I soggetti più a rischio sono gli operatori sanitari, l’Usl Umbria 1 attiva un piano per contrastare il fenomeno
La Usl Umbria 1 ha stilato una mappa dei luoghi ritenuti più a rischio. Ai primi posti si trovano le residenze protette, i Pronto soccorso ma anche le strutture per malati psichiatrici. È in questi luoghi che la conflittualità sociale, esasperata dai tempi di crisi si manifesta con più frequenza. Ambiti in cui non di rado gli operatori si trovano a dover fronteggiare gli improvvisi scatti d’ira che sfociano in vere e proprie aggressioni sia da parte dei pazienti che dei loro accompagnatori. Come è accaduto al Pronto Soccorso dell’Azienda ospedaliera Santa Maria di Terni, lo scorso gennaio quando un uomo che accompagnava il padre per una visita, dopo aver inveito contro gli infermieri, ha ferito tre agenti della Squadra Volante intervenuti dopo la chiamata.
La situazione in Umbria – Nel 2013 in Umbria sono state 1439 le denunce per malattie professionali. I dati relativi esclusivamente alle aggressioni, potrebbero essere sottostimati. Spesso, infatti, questo tipo di “infortunio” non viene denunciato. Nella Usl Umbria 1 dal 1999 sono stati registrati 185 casi di aggressione in ambito lavorativo (13 nel 2014). Le vittime sono soprattutto gli infermieri (143) a seguire i medici (14), poi gli Oss (12), personale Ota (5) e altri operatori della sanità (11).
Anmil “prendersi cura di chi cura” – Gli operatori sanitari sono i soggetti più i pericolo da questo punto di vista. L’Anmil di Terni ha presentato “Prendersi cura di chi cura” uno studio condotto a livello nazionale che pone l’attenzione sulla sicurezza e la tutela delle donne che operano nel campo dell’assistenza sanitaria.
Relativamente alle aggressioni o alla violenza da parte di estranei, dei circa quattromila infortuni indennizzati complessivamente dall’Inail nel 2013 in Itali, circa 1.200, pari a quasi un terzo del totale – precisa l’Anmil – sono avvenuti nella sanità, e di questi ben il 71% (851 casi) ha interessato la componente femminile.

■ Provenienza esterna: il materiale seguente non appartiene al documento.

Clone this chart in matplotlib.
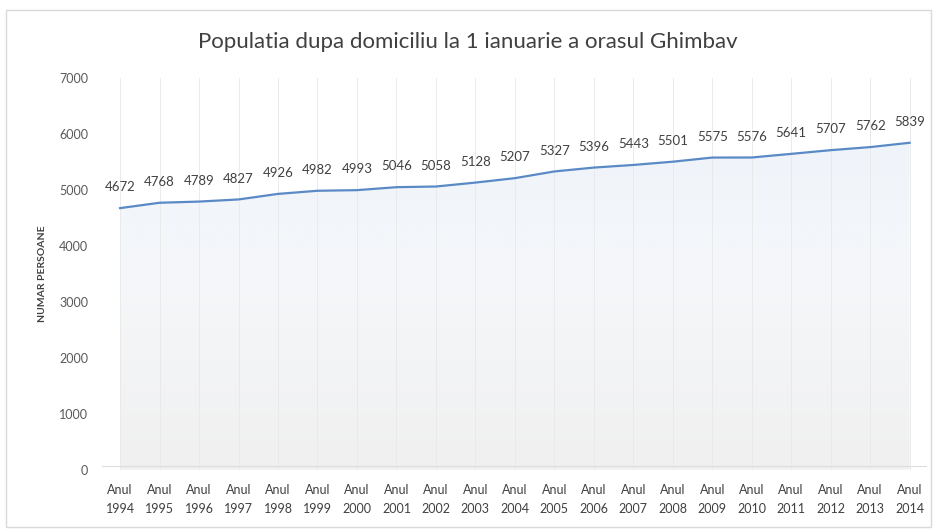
import numpy as np
import matplotlib.pyplot as plt
from matplotlib.patches import Rectangle
from matplotlib.colors import LinearSegmentedColormap

plt.rcParams['font.family'] = ['Lato', 'DejaVu Sans']

years = list(range(1994, 2015))
labels = [f"Anul\n{y}" for y in years]
population = [4672, 4768, 4789, 4827, 4926, 4982, 4993, 5046, 5058, 5128, 5207,
              5327, 5396, 5443, 5501, 5575, 5576, 5641, 5707, 5762, 5839]

fig = plt.figure(figsize=(9.35, 5.29), dpi=100)
fig.patches.append(Rectangle((0.006, 0.004), 0.99, 0.978, transform=fig.transFigure,
                             fill=False, edgecolor='#d9d9d9', linewidth=1))
ax = fig.add_axes([0.109, 0.112, 0.882, 0.741])

x = np.arange(len(years))
xmin, xmax = -0.46, 20.43
ax.set_xlim(xmin, xmax)
ax.set_ylim(0, 7000)

# soft gradient under the line
grad = np.linspace(0, 1, 256).reshape(-1, 1)
cmap = LinearSegmentedColormap.from_list('g', ['#f0f0f0', '#f5f7fa', '#edf3fa'])
im = ax.imshow(grad, extent=[xmin, xmax, 0, 7000], aspect='auto', origin='lower',
               cmap=cmap, zorder=0)
poly = ax.fill_between(x, population, 0, color='none', linewidth=0)
im.set_clip_path(poly.get_paths()[0], transform=ax.transData)

for xi in x:
    ax.axvline(xi, color='#e8e8e8', linewidth=0.6, zorder=1)
ax.axhline(60, color='#dcdcdc', linewidth=0.8, zorder=1)

ax.plot(x, population, color='#5a8ac6', linewidth=1.6, zorder=3)
for xi, v in zip(x, population):
    ax.annotate(str(v), (xi, v), xytext=(0, 15), textcoords='offset points',
                ha='center', va='center', fontsize=9.5, color='#404040')

ax.set_xticks(x)
ax.set_xticklabels(labels, fontsize=9, color='#404040', linespacing=1.75)
ax.set_yticks(range(0, 7001, 1000))
ax.tick_params(axis='y', labelsize=9, colors='#595959', length=0, pad=10)
ax.tick_params(axis='x', length=0, pad=10)
for s in ax.spines.values():
    s.set_visible(False)

ax.set_ylabel('NUMAR PERSOANE', fontsize=7.5, fontweight='bold', color='#404040')
ax.yaxis.set_label_coords(-0.066, 0.5)
fig.text(0.5, 0.92, 'Populatia dupa domiciliu la 1 ianuarie a orasul Ghimbav',
         ha='center', va='center', fontsize=16, color='#404040')

fig.savefig('out.png', dpi=100)
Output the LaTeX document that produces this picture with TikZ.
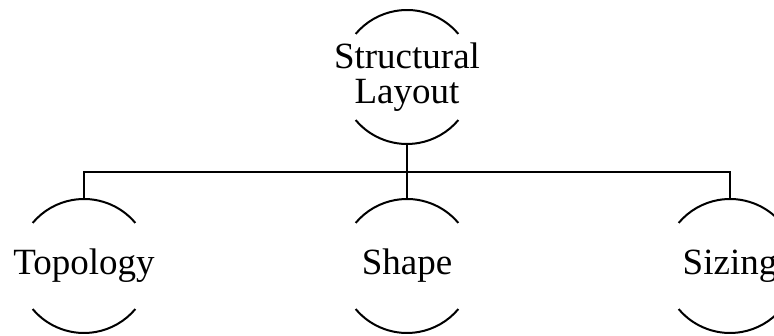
\documentclass[tikz,border=0pt]{standalone}
\usepackage{fontspec}
\setmainfont{Liberation Serif}
\usepackage{tikz}
\usetikzlibrary{positioning, calc}
\tikzset{
  topic/.style={circle, minimum size=134pt, inner sep=0pt, align=center, font=\fontsize{37}{35}\selectfont},
  rim/.style={line width=2pt},
  link/.style={line width=2.6pt}
}
\newcommand{\openring}[1]{%
  \draw[rim] ($(#1.center)+(40:67pt)$) arc[start angle=40, end angle=140, radius=67pt];
  \draw[rim] ($(#1.center)+(220:67pt)$) arc[start angle=220, end angle=320, radius=67pt];
}

\begin{document}
\begin{tikzpicture}[x=1pt, y=1pt]
        \useasboundingbox (0,0) rectangle (774,336);
        \clip (0,0) rectangle (774,336);

        % Topics
        \node[topic] (layout)   at (407,259) {Structural\\Layout};
        \node[topic] (topology) at ( 84, 70) {Topology};
        \node[topic] (shape)    at (407, 70) {Shape};
        \node[topic] (sizing)   at (730, 70) {Sizing};

        \openring{layout}
        \openring{topology}
        \openring{shape}
        \openring{sizing}

        % Links
        \coordinate (bus) at (407,164);
        \draw[link] ($(layout.center)+(0,-67)$) -- (bus);
        \draw[link] ($(topology.center)+(0,67)$) |- (bus) -| ($(sizing.center)+(0,67)$);
        \draw[link] (bus) -- ($(shape.center)+(0,67)$);
    \end{tikzpicture}
\end{document}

Si tratta in genere di aggressioni da parte di pazienti, dei loro parenti o di altri utenti.
Le ripercussioni sulla qualità della vita e nella gestione familiare di chi subisce aggressioni in ambito lavorativo sono piuttosto pesanti e si traducono il 600mila giornate perse in un anno.
Come si manifesta la violenza – La violenza sul lavoro – secondo l’Agenzia europea per la sicurezza e la salute sul lavoro – rappresenta un grave dei pericoli occupazionale. Comprende insulti, minacce o aggressioni fisiche. I disturbi da stress post-traumatico che ne derivano possono portare ad assenza per malattia e scarso rendimento sul lavoro.
Come intervenire – In linea con le raccomandazione del ministero della salute, la Usl 1, ha illustrato un programma di interventi che prevede un sistema di rilevazione ed analisi diretta del fenomeno, una formazione specifica sulla comunicazione al paziente e ai familiari e un programma di elaborazione di informazioni per gestire in modo adeguato le relazioni tra operatori e pazienti/parenti, al fine di evitare alterchi nel corso delle attività assistenziali, che ledono dal punto di vista psicologico gli operatori e intaccano il senso di fiducia e di appartenenza della popolazione nei confronti del Servizio sanitario nazionale.
Inoltre l’azienda da alcuni anni si sta muovendo in modo sistematico per creare spazi e strutture adeguati alle nuove necessità assistenziali: nuove Rsa per l’assistenza post-acuzie (ospedali di Gubbio-Gualdo Tadino, Città di Castello e a breve di Umbertide), nuove strutture di ricovero (ospedale della Media Valle del Tevere), riqualificazione di vecchie strutture (ospedali di Assisi e Castiglione del Lago), nuovi spazi per i servizi territoriali (servizi di rabilitazione a Città di Castello, Casa della Salute di Marsciano).